Tanggung Jawab

5.9K 1.5K 212
                                    


Apdet lagiiii. Sesuai pengumuman di IG, cerita ini insyaallah Inak selesein sebelum lebaran yak. Jadi ayook kita gassssssss.


*****

"Kamu tidak apa-apa?"

Aku menggeleng. Aku masih shock sih sama sikap jahat Qahi. Kebenciannya itu kerasa banget. Tapi untunglah dia nggak sampai main fisik kayak di rumah kami tadi siang. Kalo kejadian lagi, aku nggak bisa bayangin gimana reaksinya Kak Sambada.

Sumpah, suamiku keliatan kek mau jitak Qahi dari tadi.

Qahi bener-bener ngeluarin sisi terburuk dirinya sekarang.

Dia yang kecelakaan, orang tuanya yang dirawat. Dan dia nggak keliatan nyesel sama sekali.

Jujur aja, Qahu ngebuat aku ngerasa bersalah tadi. Tapi ngeliar cara Kak Sambada negebela aku bikin aku ngerasa nggak ngenes-ngenes banget.

Yah selama suami tetap sayang, ipar mo jadi titisan dajjal juga bodo amat kan?

"Sayang, kamu dengar aku?" tanya Kak Sambada lagi.

"Nggak apa-apa, Kak." Eh dia manggil aku sayang kan tadi?

"Tapi mukamu pucat."

Aku menepuk-nepuk wajahku. Berharap bisa balikin ronanya. Meski kayaknya gagal deh soalnya Kak Sambada masih kelihatan khawatir banget.

Kenapa sih aku nambah beban dia aja?

"Ini pasti karena semua yang dikatakan Qahi tadi padamu."

Aku coba buat senyum meski susah. "Nggak juga kok. Aku kan udah biasa ngeliat dia tantrum."

"Tetap saja tidak sepantasnya kamu menerima perlakuan seperti itu."

Aku menghentikan langkah, hingfa Kak Sambada juga terpaksa melakukannya. Kami berdiri persis di lorong panjang ruang ranap inap yang dini hari ini sepi banget.

Aku nggak bisa nemenin Tante Permata lagi. Qahi pasti bakal ngajak aku adu mulut kalo dia balik lagi. Jadi Kak Sambada mengajakku menemui Om Kusuma saja.

Aku membelai wajahnya dengan sayang. Aduh suamiku ganteng banget. Ehehehe ....
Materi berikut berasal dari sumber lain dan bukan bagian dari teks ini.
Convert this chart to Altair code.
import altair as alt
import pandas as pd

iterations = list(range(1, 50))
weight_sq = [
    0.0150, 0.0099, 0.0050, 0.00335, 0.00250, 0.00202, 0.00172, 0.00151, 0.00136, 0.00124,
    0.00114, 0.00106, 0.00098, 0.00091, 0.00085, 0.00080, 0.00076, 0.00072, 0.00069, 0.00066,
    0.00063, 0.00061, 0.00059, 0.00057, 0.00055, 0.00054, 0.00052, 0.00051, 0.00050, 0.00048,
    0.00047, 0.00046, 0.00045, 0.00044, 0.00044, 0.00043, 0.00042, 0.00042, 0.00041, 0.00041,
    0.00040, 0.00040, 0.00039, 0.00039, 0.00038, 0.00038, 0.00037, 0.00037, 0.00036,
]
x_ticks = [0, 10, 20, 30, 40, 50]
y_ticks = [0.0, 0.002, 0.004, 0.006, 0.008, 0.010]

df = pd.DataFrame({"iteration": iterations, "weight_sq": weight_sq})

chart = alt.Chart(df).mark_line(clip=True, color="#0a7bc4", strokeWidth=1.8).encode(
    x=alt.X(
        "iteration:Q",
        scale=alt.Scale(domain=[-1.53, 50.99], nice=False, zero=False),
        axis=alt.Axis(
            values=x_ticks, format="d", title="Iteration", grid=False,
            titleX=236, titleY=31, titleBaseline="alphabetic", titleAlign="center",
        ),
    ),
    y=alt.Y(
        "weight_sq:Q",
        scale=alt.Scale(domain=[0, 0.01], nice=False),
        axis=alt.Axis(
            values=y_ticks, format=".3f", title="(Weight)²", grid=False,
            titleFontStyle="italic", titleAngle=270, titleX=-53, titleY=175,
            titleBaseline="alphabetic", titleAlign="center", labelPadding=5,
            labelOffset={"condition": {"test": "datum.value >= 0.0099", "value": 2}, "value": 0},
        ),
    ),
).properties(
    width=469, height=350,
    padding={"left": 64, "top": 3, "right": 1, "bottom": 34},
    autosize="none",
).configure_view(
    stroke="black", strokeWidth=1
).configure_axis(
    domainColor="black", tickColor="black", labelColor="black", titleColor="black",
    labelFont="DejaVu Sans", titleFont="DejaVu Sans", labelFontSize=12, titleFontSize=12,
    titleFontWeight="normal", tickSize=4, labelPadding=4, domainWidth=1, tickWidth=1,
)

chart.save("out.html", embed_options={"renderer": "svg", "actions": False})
"Qahi pasti butuh waktu buat bisa nerima aku. Selama ini kan dia mikirnya aku punyanya dia. Maksa dia sekarang buat nerima kenyataan dan bersikap baik sama aku tuh kayaknya mustahil, Kak. Dia malah bakal makin tantrum yang ada. Jadi kita biarin aja dia gini dulu. Ntar juga dia cape sendiri."

"Kenapa kamu harus sesabar ini?"

"Hohoho Anda salah sangka Kisanak, saya nggak sabar. Saya cuma bodo amat sama sikap Adik Anda itu."

Kak Sambada tersenyum. Dia menggenggam tanganku yang membelai wajahnya. "Kamu tidak bisa bodo amat sama Qahi. Di mobil saja kamu menangisi dia kan."

"Eh?" Sumpahlah padahal aku nangis nggak pake suara tadi, kok Kak Sambada bisa nyadarinnya? Aduh aku nggak mau dia salah paham.

"Jangan berbohong. Aku tahu kamu menangisinya."

"Itu ...."

"Wajar bagiku. Kamu menyayangi Qahi. Dulu kalian sangat akrab. Semarah apapun kita pada seseorang yang kita sayangi, pasti ada perasaan tidak rela jika dia mengalami sesuatu yang buruk."

Hatiku ... nggak pernah baik-baik aja pas Kak Bada sepengertian ini. Kenapa dia selalu bisa memaklumi sih? Kebaikan hatinya itu bikin orang jadi ngerasa jahat. Sekarang aku ngerasa jahat padahal nggak  pernah punya niat jahatin Kak Sambada sedikitpun.